**WHAT IS BEING ASKED**
For the copy, please give all of the data again exactly and leave the pictures out.

**RAW DATA**
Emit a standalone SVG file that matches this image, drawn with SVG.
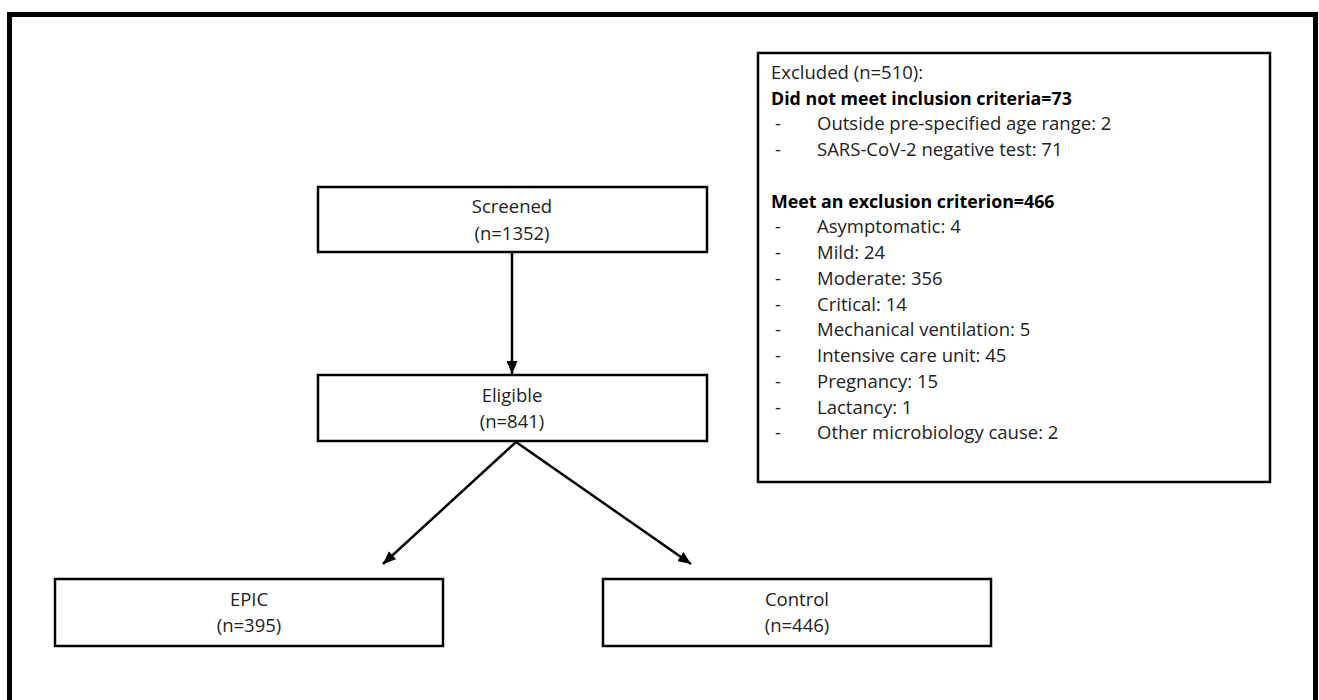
<svg xmlns="http://www.w3.org/2000/svg" width="1319" height="700" viewBox="0 0 1319 700">
<style>
.frame{fill:none;stroke:#000;stroke-width:5}
.box{fill:#fff;stroke:#000;stroke-width:2.5}
.t{font-family:"Open Sans","Liberation Sans",Arial,sans-serif;font-size:18.5px;fill:#222}
.c{text-anchor:middle}
.b{font-weight:bold;fill:#000;font-size:17.8px}
.conn{stroke:#000;stroke-width:2.5;fill:none}
</style>
<defs>
<marker id="arr" markerWidth="13" markerHeight="11" viewBox="0 0 13 11" refX="13" refY="5.5" orient="auto" markerUnits="userSpaceOnUse">
<path d="M0,0 L13,5.5 L0,11 z" fill="#000"/>
</marker>
</defs>
<rect width="1319" height="700" fill="#fff"/>
<rect class="frame" x="9.5" y="14.5" width="1306" height="700"/>
<g id="connectors">
<line class="conn" x1="512" y1="252" x2="512" y2="374" marker-end="url(#arr)"/>
<line class="conn" x1="516" y1="442" x2="383" y2="564" marker-end="url(#arr)"/>
<line class="conn" x1="516" y1="442" x2="691" y2="564" marker-end="url(#arr)"/>
</g>
<g id="screened">
<rect class="box" x="318" y="187" width="389" height="65"/>
<text class="t c" x="512" y="213">Screened</text>
<text class="t c" x="512" y="240">(n=1352)</text>
</g>
<g id="eligible">
<rect class="box" x="318" y="375" width="389" height="66"/>
<text class="t c" x="512" y="402">Eligible</text>
<text class="t c" x="512" y="428">(n=841)</text>
</g>
<g id="epic">
<rect class="box" x="55" y="579" width="388" height="67"/>
<text class="t c" x="249" y="606">EPIC</text>
<text class="t c" x="249" y="632">(n=395)</text>
</g>
<g id="control">
<rect class="box" x="603" y="579" width="388" height="67"/>
<text class="t c" x="797" y="606">Control</text>
<text class="t c" x="797" y="632">(n=446)</text>
</g>
<g id="excluded">
<rect class="box" x="758" y="53" width="512" height="429"/>
<text class="t" x="771" y="79">Excluded (n=510):</text>
<text class="t b" x="771" y="105">Did not meet inclusion criteria=73</text>
<text class="t" x="775" y="130">-</text><text class="t" x="817" y="130">Outside pre-specified age range: 2</text>
<text class="t" x="775" y="156">-</text><text class="t" x="817" y="156">SARS-CoV-2 negative test: 71</text>
<text class="t b" x="771" y="208">Meet an exclusion criterion=466</text>
<text class="t" x="775" y="233">-</text><text class="t" x="817" y="233">Asymptomatic: 4</text>
<text class="t" x="775" y="259">-</text><text class="t" x="817" y="259">Mild: 24</text>
<text class="t" x="775" y="285">-</text><text class="t" x="817" y="285">Moderate: 356</text>
<text class="t" x="775" y="311">-</text><text class="t" x="817" y="311">Critical: 14</text>
<text class="t" x="775" y="336">-</text><text class="t" x="817" y="336">Mechanical ventilation: 5</text>
<text class="t" x="775" y="362">-</text><text class="t" x="817" y="362">Intensive care unit: 45</text>
<text class="t" x="775" y="388">-</text><text class="t" x="817" y="388">Pregnancy: 15</text>
<text class="t" x="775" y="414">-</text><text class="t" x="817" y="414">Lactancy: 1</text>
<text class="t" x="775" y="439">-</text><text class="t" x="817" y="439">Other microbiology cause: 2</text>
</g>
</svg>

**RESULT FOR THIS EXERCISE**
Emit a standalone SVG file that matches this image, drawn with SVG.
<svg xmlns="http://www.w3.org/2000/svg" width="1319" height="700" viewBox="0 0 1319 700">
<style>
.frame{fill:none;stroke:#000;stroke-width:5}
.box{fill:#fff;stroke:#000;stroke-width:2.5}
.t{font-family:"Open Sans","Liberation Sans",Arial,sans-serif;font-size:18.5px;fill:#222}
.c{text-anchor:middle}
.b{font-weight:bold;fill:#000;font-size:17.8px}
.conn{stroke:#000;stroke-width:2.5;fill:none}
</style>
<defs>
<marker id="arr" markerWidth="13" markerHeight="11" viewBox="0 0 13 11" refX="13" refY="5.5" orient="auto" markerUnits="userSpaceOnUse">
<path d="M0,0 L13,5.5 L0,11 z" fill="#000"/>
</marker>
</defs>
<rect width="1319" height="700" fill="#fff"/>
<rect class="frame" x="9.5" y="14.5" width="1306" height="700"/>
<g id="connectors">
<line class="conn" x1="512" y1="252" x2="512" y2="374" marker-end="url(#arr)"/>
<line class="conn" x1="516" y1="442" x2="383" y2="564" marker-end="url(#arr)"/>
<line class="conn" x1="516" y1="442" x2="691" y2="564" marker-end="url(#arr)"/>
</g>
<g id="screened">
<rect class="box" x="318" y="187" width="389" height="65"/>
<text class="t c" x="512" y="213">Screened</text>
<text class="t c" x="512" y="240">(n=1352)</text>
</g>
<g id="eligible">
<rect class="box" x="318" y="375" width="389" height="66"/>
<text class="t c" x="512" y="402">Eligible</text>
<text class="t c" x="512" y="428">(n=841)</text>
</g>
<g id="epic">
<rect class="box" x="55" y="579" width="388" height="67"/>
<text class="t c" x="249" y="606">EPIC</text>
<text class="t c" x="249" y="632">(n=395)</text>
</g>
<g id="control">
<rect class="box" x="603" y="579" width="388" height="67"/>
<text class="t c" x="797" y="606">Control</text>
<text class="t c" x="797" y="632">(n=446)</text>
</g>
<g id="excluded">
<rect class="box" x="758" y="53" width="512" height="429"/>
<text class="t" x="771" y="79">Excluded (n=510):</text>
<text class="t b" x="771" y="105">Did not meet inclusion criteria=73</text>
<text class="t" x="775" y="130">-</text><text class="t" x="817" y="130">Outside pre-specified age range: 2</text>
<text class="t" x="775" y="156">-</text><text class="t" x="817" y="156">SARS-CoV-2 negative test: 71</text>
<text class="t b" x="771" y="208">Meet an exclusion criterion=466</text>
<text class="t" x="775" y="233">-</text><text class="t" x="817" y="233">Asymptomatic: 4</text>
<text class="t" x="775" y="259">-</text><text class="t" x="817" y="259">Mild: 24</text>
<text class="t" x="775" y="285">-</text><text class="t" x="817" y="285">Moderate: 356</text>
<text class="t" x="775" y="311">-</text><text class="t" x="817" y="311">Critical: 14</text>
<text class="t" x="775" y="336">-</text><text class="t" x="817" y="336">Mechanical ventilation: 5</text>
<text class="t" x="775" y="362">-</text><text class="t" x="817" y="362">Intensive care unit: 45</text>
<text class="t" x="775" y="388">-</text><text class="t" x="817" y="388">Pregnancy: 15</text>
<text class="t" x="775" y="414">-</text><text class="t" x="817" y="414">Lactancy: 1</text>
<text class="t" x="775" y="439">-</text><text class="t" x="817" y="439">Other microbiology cause: 2</text>
</g>
</svg>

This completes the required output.